Sunday, December 28, 2008

The drawbacks of summer break

This is what summer has made of me: a paranoid dreamer.

Part of what I love about the job is the vacation time.  Sure, it's inflexible and probably reduces my overall salary, but I love it nonetheless.  I have extended time to work on pet projects, truly relax and explore books that I may or may not use in the classroom.  I ride my bike and catch up with friends.  I'm learning scales and modes on my guitar.  My legs are now tan and sand fly-bitten because I go to the beach; life is good to us.

But at the end of the day the clock strikes 9 and I find that I'm not all that tired.  I wait as long as possible to crawl into bed and still fall asleep quickly, as is the habit I've fallen into.  It's here that I've been experiencing many a deep remorse, as Mark Twain once put it, in my dreams.  Let me explain.

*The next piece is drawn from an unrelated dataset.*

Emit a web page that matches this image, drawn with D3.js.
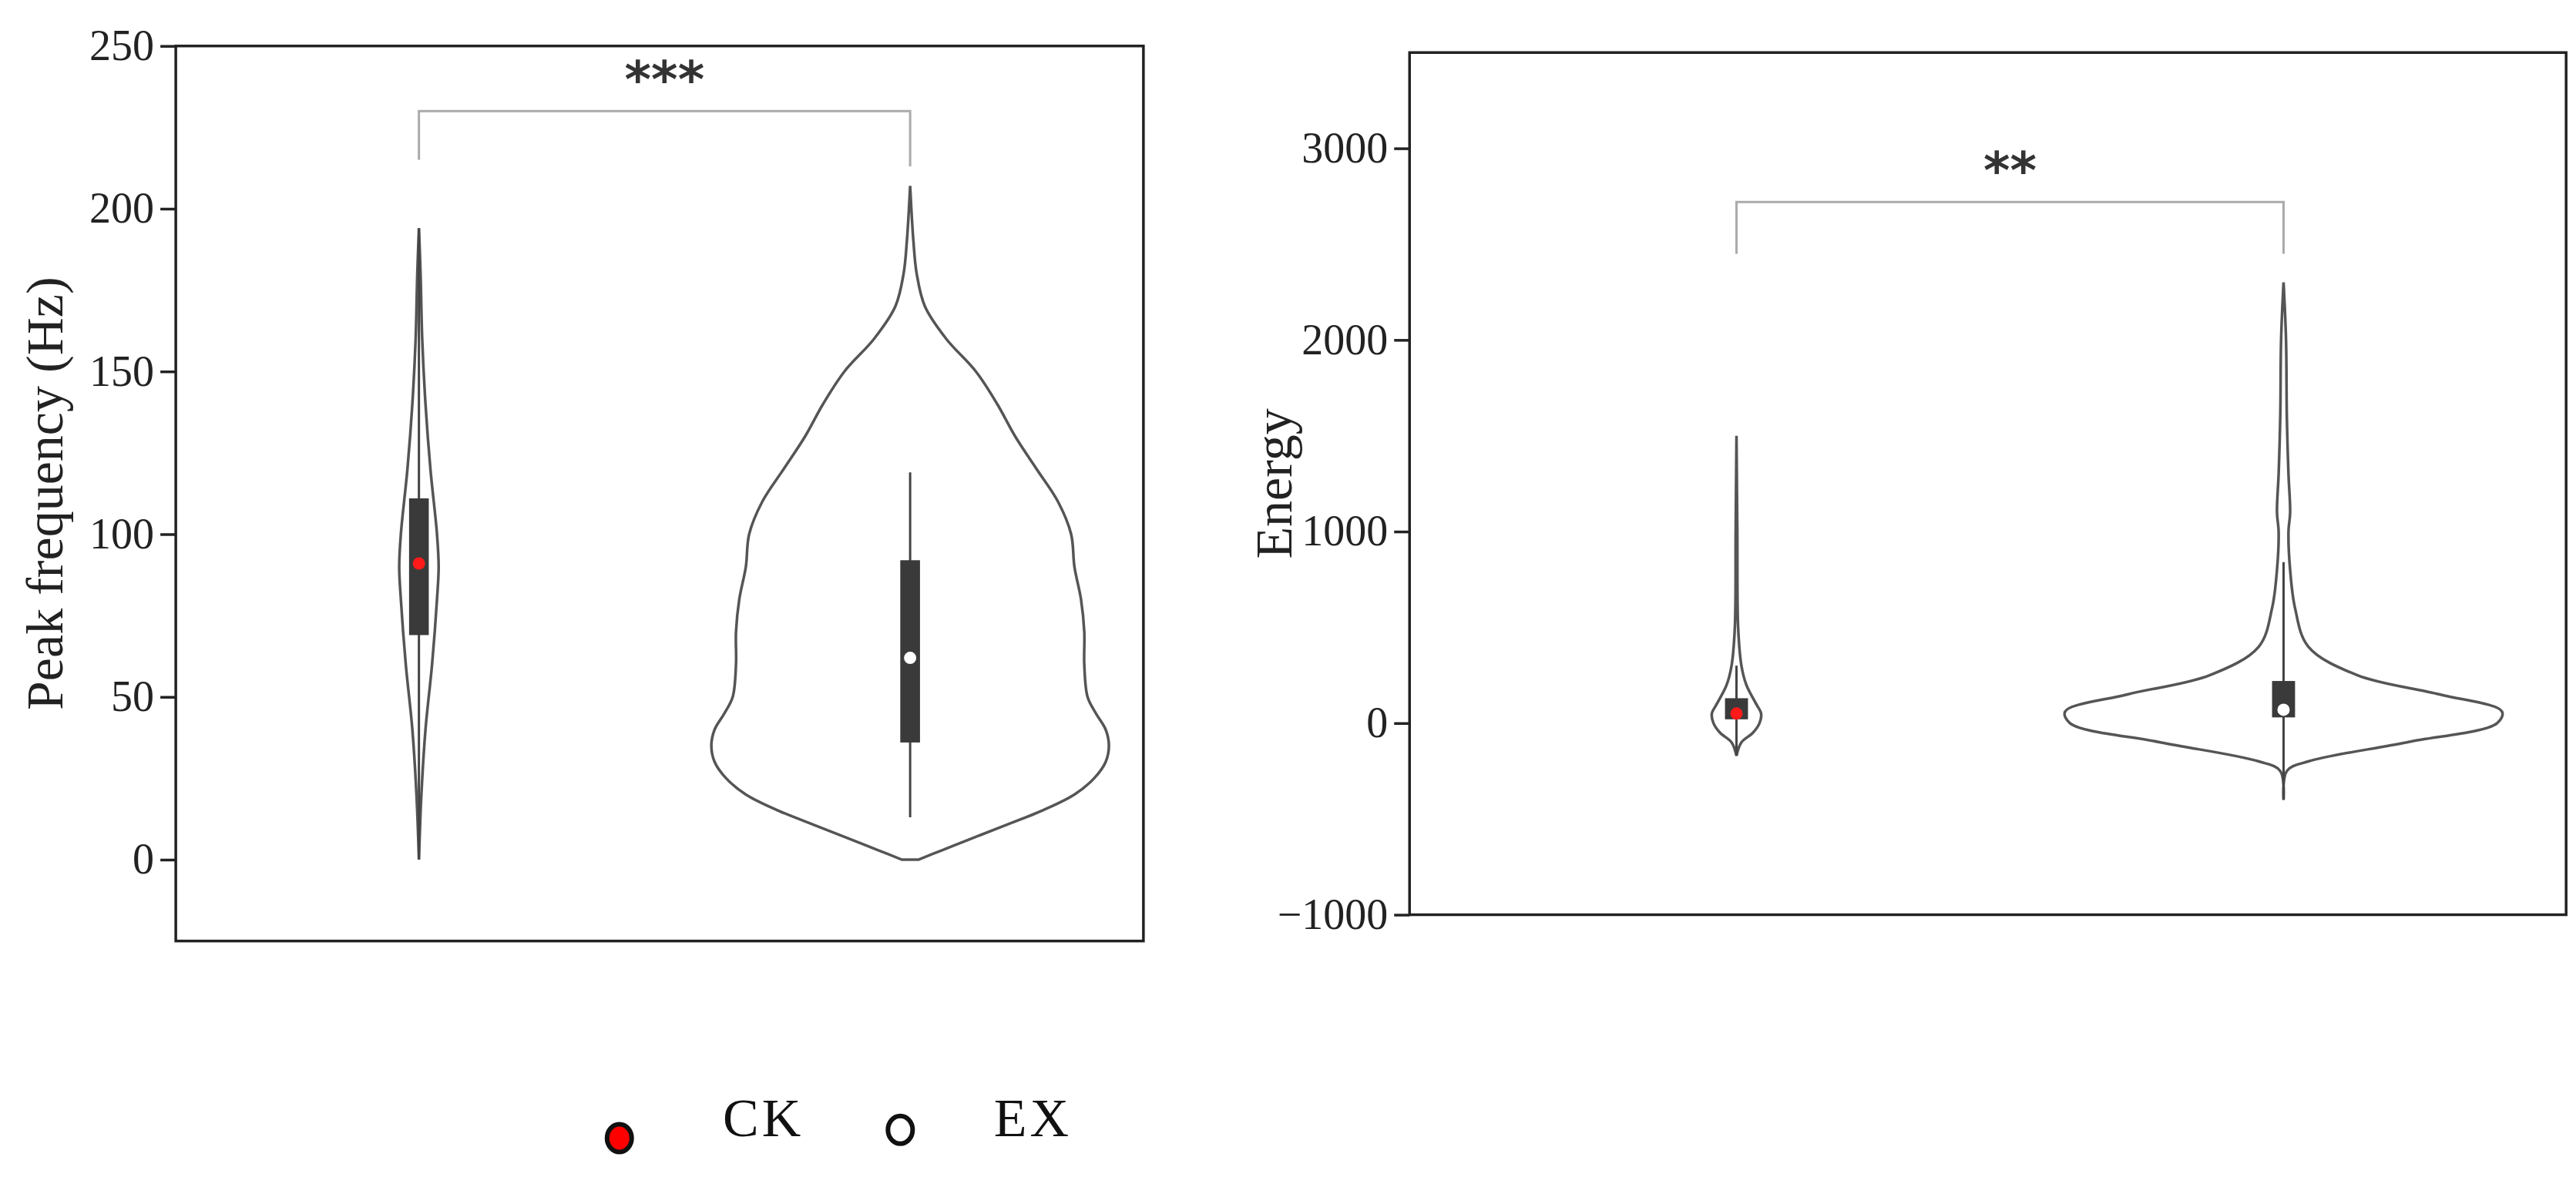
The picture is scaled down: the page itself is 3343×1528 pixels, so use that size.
<!DOCTYPE html>
<html><head><meta charset="utf-8">
<script src="https://cdn.jsdelivr.net/npm/d3@7"></script>
<style>body{margin:0;background:#fff}svg{display:block}</style>
</head><body>
<svg id="c" width="3343" height="1528"></svg>
<script>
// ---- data ----
const groups = ["CK", "EX"];
const freqTicks = [0, 50, 100, 150, 200, 250];
const energyTicks = [-1000, 0, 1000, 2000, 3000];
// violin profiles: [value, relative half-width]
const freqCKViolin = [[0,0],[20,1.5],[40,4],[60,8],[80,11],[90,12],[100,11],[120,7],[140,4],[160,2],[180,1],[194,0]];
const freqEXViolin = [[0,5],[3,20],[6,35],[10,55],[15,80],[20,100],[25,112],[30,119],[35,121],[40,119],[45,113],[50,108],[60,106],[70,106],[80,104],[90,100],[100,98],[110,90],[120,77],[130,64],[140,53],[150,40],[160,22],[170,9],[180,4],[190,2],[207,0]];
const energyCKViolin = [[-170,0],[-100,3],[-50,10],[0,14],[50,15],[100,12],[200,6],[300,3],[500,1],[1000,0.5],[1500,0]];
const energyEXViolin = [[-400,0],[-250,2],[-200,15],[-100,75],[0,130],[60,133],[150,95],[250,45],[400,15],[600,7],[800,4],[1000,3],[1100,4],[1300,3],[1600,2],[2000,1.5],[2300,0]];
// box stats: [whiskerLow, q1, median, q3, whiskerHigh]
const freqBox = { CK: [0, 69, 91, 111, 194], EX: [13, 36, 62, 92, 119] };
const energyBox = { CK: [-170, 20, 50, 130, 300], EX: [-400, 30, 70, 220, 840] };
const freqSig = { label: "***", y: 230, legLeft: 215, legRight: 213 };
const energySig = { label: "**", y: 2720, legLeft: 2450, legRight: 2450 };

const svg = d3.select("#c");
const S = 2.132;

function panel(o) {
  const g = svg.append("g");
  const y = d3.scaleLinear().domain(o.domain).range([o.bottom, o.top]);
  const x = d3.scalePoint().domain(groups).range([o.cx[0], o.cx[1]]);
  const w = d3.scaleLinear().domain([0, 121]).range([0, 121 * S]);
  g.append("rect").attr("x", o.left).attr("y", o.top).attr("width", o.right - o.left).attr("height", o.bottom - o.top)
    .attr("fill", "none").attr("stroke", "#222").attr("stroke-width", 3.5);
  const ax = g.append("g").attr("transform", `translate(${o.left},0)`)
    .call(d3.axisLeft(y).tickValues(o.ticks).tickSize(20).tickSizeOuter(0).tickFormat(d => d < 0 ? "\u2212" + Math.abs(d) : d));
  ax.select(".domain").remove();
  ax.selectAll("line").attr("stroke", "#222").attr("stroke-width", 3.5);
  ax.selectAll("text").attr("font-family", "Liberation Serif").attr("font-size", 56).attr("fill", "#222").attr("x", -28);
  g.append("text").attr("transform", `translate(${o.labelX},${(o.top + o.bottom) / 2}) rotate(-90)`)
    .attr("text-anchor", "middle").attr("font-family", "Liberation Serif").attr("font-size", 68).attr("fill", "#222").text(o.label);
  // violins
  o.violins.forEach((v, i) => {
    const cx = x(groups[i]);
    const area = d3.area().curve(d3.curveCatmullRom).y(d => y(d[0])).x0(d => cx - w(d[1])).x1(d => cx + w(d[1]));
    g.append("path").attr("d", area(v)).attr("fill", "none").attr("stroke", "#555").attr("stroke-width", 3.5);
  });
  // boxes
  groups.forEach((k, i) => {
    const cx = x(k), b = o.box[k];
    g.append("line").attr("x1", cx).attr("x2", cx).attr("y1", y(b[0])).attr("y2", y(b[4])).attr("stroke", "#444").attr("stroke-width", 3);
    g.append("rect").attr("x", cx - o.bw / 2).attr("width", o.bw).attr("y", y(b[3])).attr("height", y(b[1]) - y(b[3])).attr("fill", "#3a3a3a");
    g.append("circle").attr("cx", cx).attr("cy", y(b[2])).attr("r", 8).attr("fill", k === "CK" ? "#ff1a1a" : "#fff");
  });
  // significance bracket
  const s = o.sig, x0 = x("CK"), x1 = x("EX");
  g.append("path").attr("d", `M${x0},${y(s.legLeft)}V${y(s.y)}H${x1}V${y(s.legRight)}`)
    .attr("fill", "none").attr("stroke", "#aaa").attr("stroke-width", 3);
  g.append("text").attr("x", (x0 + x1) / 2).attr("y", y(s.y) - 18).attr("text-anchor", "middle")
    .attr("font-family", "DejaVu Sans").attr("font-weight", "bold").attr("font-size", 66).attr("fill", "#333").text(s.label);
}

panel({ left: 107*S, right: 696*S, top: 28*S, bottom: 573*S, domain: [-25, 250], ticks: freqTicks,
  cx: [255*S, 554*S], label: "Peak frequency (Hz)", labelX: 38*S, bw: 12*S,
  violins: [freqCKViolin, freqEXViolin], box: freqBox, sig: freqSig });
panel({ left: 858*S, right: 1562*S, top: 32*S, bottom: 557*S, domain: [-1000, 3500], ticks: energyTicks,
  cx: [1057*S, 1390*S], label: "Energy", labelX: 786*S, bw: 14*S,
  violins: [energyCKViolin, energyEXViolin], box: energyBox, sig: energySig });

// legend
const lg = svg.append("g");
const legItems = [{ k: "CK", cx: 377, cy: 693, tx: 440, fill: "#ff0000" }, { k: "EX", cx: 548, cy: 688, tx: 605, fill: "#fff" }];
legItems.forEach(d => {
  lg.append("ellipse").attr("cx", d.cx * S).attr("cy", d.cy * S).attr("rx", 16).attr("ry", 18).attr("fill", d.fill).attr("stroke", "#111").attr("stroke-width", 6);
  lg.append("text").attr("x", d.tx * S).attr("y", 692 * S).attr("font-family", "Liberation Serif").attr("font-size", 70).attr("letter-spacing", 4).attr("fill", "#111").text(d.k);
});
</script>
</body></html>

Because education and kids are two of the things our culture tells us we should feel an obligation to foster, teaching carries a certain amount of moral baggage.  I've been told all of the good teachers keep their eyes out for 'teachable material' in their spare time, take papers home to grade, give up weekend and evening time to tutor or coach or cheer on the kiddies. And so on.  So in that first week of my well earned (yet obligatory) vacation, I spent my time scrounging through second-hand book shops and libraries.  I took down ideas and names and addresses in small notebooks.  Granted, I treated myself to lunches out and some new summer clothes at the skads of sales I saw in every shop window.  This blending of personal and professional time was expected, as it usually takes me a bit to wind down from the frenetic pace of work.  

Skip ahead a few weeks.  I now lay in bed, awake, and the sky is the iridescent grey-blue that appears just before the birds begin to clamor.  The alarm hasn't gone off, but I am awake.  I was wakened by those things that teachers normally dream of during the school year: loosing student assignments, forgetting class on the first day, walking into a classroom to find that your students are not the age group you expected and worrying that "I wasn't trained for this."  Schedules were ruined, I had gum in my mouth when I shouldn't have, I was dressed for embarrassment, yaddah yaddah yaddah.  But it's summer, and I'm not at work.  Why the dreams?

My suspected reason: I'm spending my summer vacation researching the job shift from Auckland to any one of 5 locations in North America.  Most of the family knows by now that my lovely husband is shifting careers, and is applying for graduate schools.  This means that I'm making plans for job change come the middle of 2009.  This doesn't worry me too much because we're, for the most part, moving back to familiar territory.  I know the ropes of applying for work in the US, I've done an international move before and I know people in nearly all of the cities we're interested in moving to.  But a move means that I'll be having two first days of an academic year, and for some reason that is picking on my sub-conscience.  

So now that I have all of this time on my hands, I have time to worry about the future.  My nightmares (they wake me up from sleep, so that's what they technically have become) almost always deal with first-sight sort of worries: first day of classes, first time meeting a department head, first time dealing with conflict in a new school.  I think most teachers have had a few classes that never quite get off on the right foot, and after having a few of those in 2007 I'm extremely paranoid about having to dodge this bullet twice in 2009.  

I guess I'll find out how long this dream pattern lasts.  It may go away once we pin down where we'll be.  It may ride right up to day one of classes in September.   Either way, I'd much rather be having nightmares about flesh-eating shrimps jumping off the barby than dreaming about gum gluing my mouth shut at a job interview that won't come for another 5 months.

I almost wish I had the eye twitch back.